[START]
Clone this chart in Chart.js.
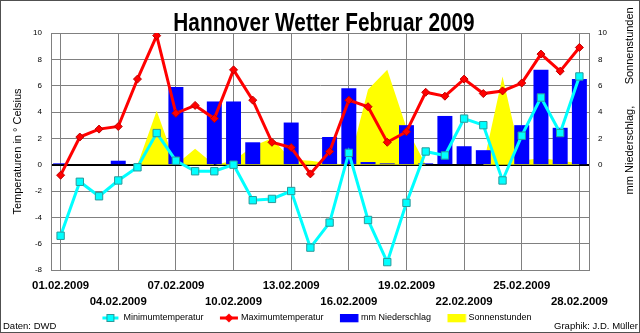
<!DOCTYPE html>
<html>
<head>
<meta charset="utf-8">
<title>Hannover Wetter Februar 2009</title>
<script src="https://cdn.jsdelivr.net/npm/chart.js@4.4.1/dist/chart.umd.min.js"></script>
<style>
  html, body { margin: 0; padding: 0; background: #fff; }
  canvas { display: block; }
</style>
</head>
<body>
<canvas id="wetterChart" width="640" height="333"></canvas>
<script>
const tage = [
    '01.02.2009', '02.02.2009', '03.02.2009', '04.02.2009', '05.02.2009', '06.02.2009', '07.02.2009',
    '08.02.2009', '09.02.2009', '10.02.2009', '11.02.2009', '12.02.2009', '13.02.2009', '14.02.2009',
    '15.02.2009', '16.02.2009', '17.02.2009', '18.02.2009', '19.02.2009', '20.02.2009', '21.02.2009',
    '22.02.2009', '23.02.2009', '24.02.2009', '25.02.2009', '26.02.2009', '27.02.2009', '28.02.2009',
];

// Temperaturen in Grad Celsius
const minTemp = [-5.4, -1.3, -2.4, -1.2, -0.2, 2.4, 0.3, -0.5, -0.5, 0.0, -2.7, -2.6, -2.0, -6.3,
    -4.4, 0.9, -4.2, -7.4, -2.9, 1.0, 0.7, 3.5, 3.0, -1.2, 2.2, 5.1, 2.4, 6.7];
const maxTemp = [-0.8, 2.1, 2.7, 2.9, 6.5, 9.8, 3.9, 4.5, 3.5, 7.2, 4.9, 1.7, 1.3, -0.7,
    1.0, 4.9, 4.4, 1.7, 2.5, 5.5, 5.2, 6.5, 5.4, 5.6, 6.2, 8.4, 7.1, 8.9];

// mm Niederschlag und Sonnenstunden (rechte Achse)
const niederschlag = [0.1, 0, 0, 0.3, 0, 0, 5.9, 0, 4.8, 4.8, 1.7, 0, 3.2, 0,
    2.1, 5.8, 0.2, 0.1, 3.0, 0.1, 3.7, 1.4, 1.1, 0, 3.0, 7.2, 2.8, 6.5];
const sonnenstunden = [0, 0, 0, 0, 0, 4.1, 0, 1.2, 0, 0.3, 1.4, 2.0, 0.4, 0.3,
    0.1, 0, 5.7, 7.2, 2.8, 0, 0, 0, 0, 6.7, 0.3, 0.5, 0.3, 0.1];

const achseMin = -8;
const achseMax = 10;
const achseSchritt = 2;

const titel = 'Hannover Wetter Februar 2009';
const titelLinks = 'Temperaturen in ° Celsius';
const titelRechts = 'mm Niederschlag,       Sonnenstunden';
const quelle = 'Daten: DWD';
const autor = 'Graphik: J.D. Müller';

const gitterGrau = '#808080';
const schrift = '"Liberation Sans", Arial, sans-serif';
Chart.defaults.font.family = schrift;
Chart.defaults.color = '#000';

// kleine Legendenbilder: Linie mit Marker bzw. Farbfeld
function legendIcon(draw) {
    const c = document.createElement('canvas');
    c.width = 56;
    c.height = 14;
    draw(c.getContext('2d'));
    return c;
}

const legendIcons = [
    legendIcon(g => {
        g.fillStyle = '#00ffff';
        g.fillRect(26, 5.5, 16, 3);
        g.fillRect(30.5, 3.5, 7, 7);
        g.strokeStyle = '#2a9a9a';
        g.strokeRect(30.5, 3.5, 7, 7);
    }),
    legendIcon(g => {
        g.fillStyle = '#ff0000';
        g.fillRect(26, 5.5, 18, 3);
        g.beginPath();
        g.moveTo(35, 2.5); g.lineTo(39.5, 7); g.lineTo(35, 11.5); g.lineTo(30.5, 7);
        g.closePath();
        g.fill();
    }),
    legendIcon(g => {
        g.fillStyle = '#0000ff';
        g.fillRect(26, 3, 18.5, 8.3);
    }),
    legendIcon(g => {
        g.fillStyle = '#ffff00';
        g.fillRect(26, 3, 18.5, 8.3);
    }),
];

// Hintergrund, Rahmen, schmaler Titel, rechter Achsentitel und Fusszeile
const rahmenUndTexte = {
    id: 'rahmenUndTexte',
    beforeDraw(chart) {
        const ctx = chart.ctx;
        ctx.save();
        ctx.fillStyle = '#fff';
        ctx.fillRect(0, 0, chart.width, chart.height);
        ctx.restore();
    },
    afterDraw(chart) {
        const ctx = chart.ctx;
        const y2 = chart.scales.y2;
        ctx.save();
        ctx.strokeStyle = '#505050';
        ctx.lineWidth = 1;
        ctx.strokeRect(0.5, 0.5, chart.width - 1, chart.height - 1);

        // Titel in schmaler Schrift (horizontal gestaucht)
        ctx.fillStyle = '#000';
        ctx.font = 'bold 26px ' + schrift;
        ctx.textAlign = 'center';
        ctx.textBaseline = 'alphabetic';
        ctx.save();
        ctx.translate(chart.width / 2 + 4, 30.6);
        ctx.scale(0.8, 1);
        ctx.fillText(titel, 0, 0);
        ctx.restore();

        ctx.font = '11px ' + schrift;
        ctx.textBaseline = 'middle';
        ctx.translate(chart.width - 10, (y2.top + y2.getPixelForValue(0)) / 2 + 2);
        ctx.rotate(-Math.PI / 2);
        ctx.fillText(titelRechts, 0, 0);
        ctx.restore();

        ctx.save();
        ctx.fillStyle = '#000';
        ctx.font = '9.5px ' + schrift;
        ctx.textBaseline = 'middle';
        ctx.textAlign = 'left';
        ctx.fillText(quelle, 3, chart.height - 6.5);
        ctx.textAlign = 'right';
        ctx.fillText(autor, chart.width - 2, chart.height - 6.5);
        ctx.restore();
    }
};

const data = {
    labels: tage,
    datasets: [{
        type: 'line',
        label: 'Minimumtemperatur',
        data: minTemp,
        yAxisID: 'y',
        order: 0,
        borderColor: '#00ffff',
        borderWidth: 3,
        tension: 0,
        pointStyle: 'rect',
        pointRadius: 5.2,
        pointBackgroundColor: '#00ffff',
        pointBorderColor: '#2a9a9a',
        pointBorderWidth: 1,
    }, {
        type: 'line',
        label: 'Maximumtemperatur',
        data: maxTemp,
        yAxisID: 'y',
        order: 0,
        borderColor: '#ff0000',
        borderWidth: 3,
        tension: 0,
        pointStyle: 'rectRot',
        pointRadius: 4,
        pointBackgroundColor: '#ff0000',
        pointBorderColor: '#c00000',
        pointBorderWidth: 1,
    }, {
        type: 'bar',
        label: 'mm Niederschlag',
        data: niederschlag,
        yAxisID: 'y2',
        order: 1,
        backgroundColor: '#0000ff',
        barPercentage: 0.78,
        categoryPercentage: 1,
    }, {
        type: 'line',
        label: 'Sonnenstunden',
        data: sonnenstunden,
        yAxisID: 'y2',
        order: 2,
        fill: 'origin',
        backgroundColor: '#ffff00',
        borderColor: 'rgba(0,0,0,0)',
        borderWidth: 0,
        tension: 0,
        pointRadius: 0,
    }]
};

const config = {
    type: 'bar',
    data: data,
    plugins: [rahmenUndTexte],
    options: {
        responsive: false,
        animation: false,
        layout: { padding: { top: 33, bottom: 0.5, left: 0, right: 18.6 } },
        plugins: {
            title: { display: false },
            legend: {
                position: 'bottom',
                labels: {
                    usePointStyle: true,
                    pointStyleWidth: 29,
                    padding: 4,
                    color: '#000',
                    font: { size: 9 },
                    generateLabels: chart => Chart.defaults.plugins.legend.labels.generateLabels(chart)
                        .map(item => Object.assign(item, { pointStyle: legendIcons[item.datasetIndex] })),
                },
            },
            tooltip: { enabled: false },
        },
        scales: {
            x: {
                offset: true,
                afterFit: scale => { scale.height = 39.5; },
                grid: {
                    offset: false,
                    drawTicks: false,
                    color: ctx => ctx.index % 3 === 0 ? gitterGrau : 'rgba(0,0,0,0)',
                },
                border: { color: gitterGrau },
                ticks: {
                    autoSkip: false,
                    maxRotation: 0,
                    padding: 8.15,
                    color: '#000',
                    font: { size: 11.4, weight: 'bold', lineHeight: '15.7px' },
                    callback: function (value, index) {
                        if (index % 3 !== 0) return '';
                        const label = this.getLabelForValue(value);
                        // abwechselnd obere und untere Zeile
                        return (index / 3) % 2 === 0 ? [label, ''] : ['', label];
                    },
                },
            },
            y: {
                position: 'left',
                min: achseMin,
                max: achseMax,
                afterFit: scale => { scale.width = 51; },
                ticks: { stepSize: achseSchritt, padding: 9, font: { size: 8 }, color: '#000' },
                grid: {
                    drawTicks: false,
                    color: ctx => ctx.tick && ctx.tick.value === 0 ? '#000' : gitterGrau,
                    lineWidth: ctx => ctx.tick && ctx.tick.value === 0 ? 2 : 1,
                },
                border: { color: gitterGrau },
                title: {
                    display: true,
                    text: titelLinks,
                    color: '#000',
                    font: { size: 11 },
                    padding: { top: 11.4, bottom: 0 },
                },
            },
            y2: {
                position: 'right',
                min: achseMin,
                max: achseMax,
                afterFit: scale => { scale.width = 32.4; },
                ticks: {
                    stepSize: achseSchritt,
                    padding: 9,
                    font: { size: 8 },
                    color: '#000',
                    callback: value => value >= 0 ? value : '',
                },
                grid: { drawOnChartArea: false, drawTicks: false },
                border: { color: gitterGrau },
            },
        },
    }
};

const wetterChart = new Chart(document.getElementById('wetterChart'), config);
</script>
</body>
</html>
[END]
→ **THE TASK**
Pictures are excluded; extract exactly the lines from the start of the data through the line that holds "const achseSchritt = 2;", both ends included.

→ **WORKED SOLUTION**
Clone this chart in Chart.js.
<!DOCTYPE html>
<html>
<head>
<meta charset="utf-8">
<title>Hannover Wetter Februar 2009</title>
<script src="https://cdn.jsdelivr.net/npm/chart.js@4.4.1/dist/chart.umd.min.js"></script>
<style>
  html, body { margin: 0; padding: 0; background: #fff; }
  canvas { display: block; }
</style>
</head>
<body>
<canvas id="wetterChart" width="640" height="333"></canvas>
<script>
const tage = [
    '01.02.2009', '02.02.2009', '03.02.2009', '04.02.2009', '05.02.2009', '06.02.2009', '07.02.2009',
    '08.02.2009', '09.02.2009', '10.02.2009', '11.02.2009', '12.02.2009', '13.02.2009', '14.02.2009',
    '15.02.2009', '16.02.2009', '17.02.2009', '18.02.2009', '19.02.2009', '20.02.2009', '21.02.2009',
    '22.02.2009', '23.02.2009', '24.02.2009', '25.02.2009', '26.02.2009', '27.02.2009', '28.02.2009',
];

// Temperaturen in Grad Celsius
const minTemp = [-5.4, -1.3, -2.4, -1.2, -0.2, 2.4, 0.3, -0.5, -0.5, 0.0, -2.7, -2.6, -2.0, -6.3,
    -4.4, 0.9, -4.2, -7.4, -2.9, 1.0, 0.7, 3.5, 3.0, -1.2, 2.2, 5.1, 2.4, 6.7];
const maxTemp = [-0.8, 2.1, 2.7, 2.9, 6.5, 9.8, 3.9, 4.5, 3.5, 7.2, 4.9, 1.7, 1.3, -0.7,
    1.0, 4.9, 4.4, 1.7, 2.5, 5.5, 5.2, 6.5, 5.4, 5.6, 6.2, 8.4, 7.1, 8.9];

// mm Niederschlag und Sonnenstunden (rechte Achse)
const niederschlag = [0.1, 0, 0, 0.3, 0, 0, 5.9, 0, 4.8, 4.8, 1.7, 0, 3.2, 0,
    2.1, 5.8, 0.2, 0.1, 3.0, 0.1, 3.7, 1.4, 1.1, 0, 3.0, 7.2, 2.8, 6.5];
const sonnenstunden = [0, 0, 0, 0, 0, 4.1, 0, 1.2, 0, 0.3, 1.4, 2.0, 0.4, 0.3,
    0.1, 0, 5.7, 7.2, 2.8, 0, 0, 0, 0, 6.7, 0.3, 0.5, 0.3, 0.1];

const achseMin = -8;
const achseMax = 10;
const achseSchritt = 2;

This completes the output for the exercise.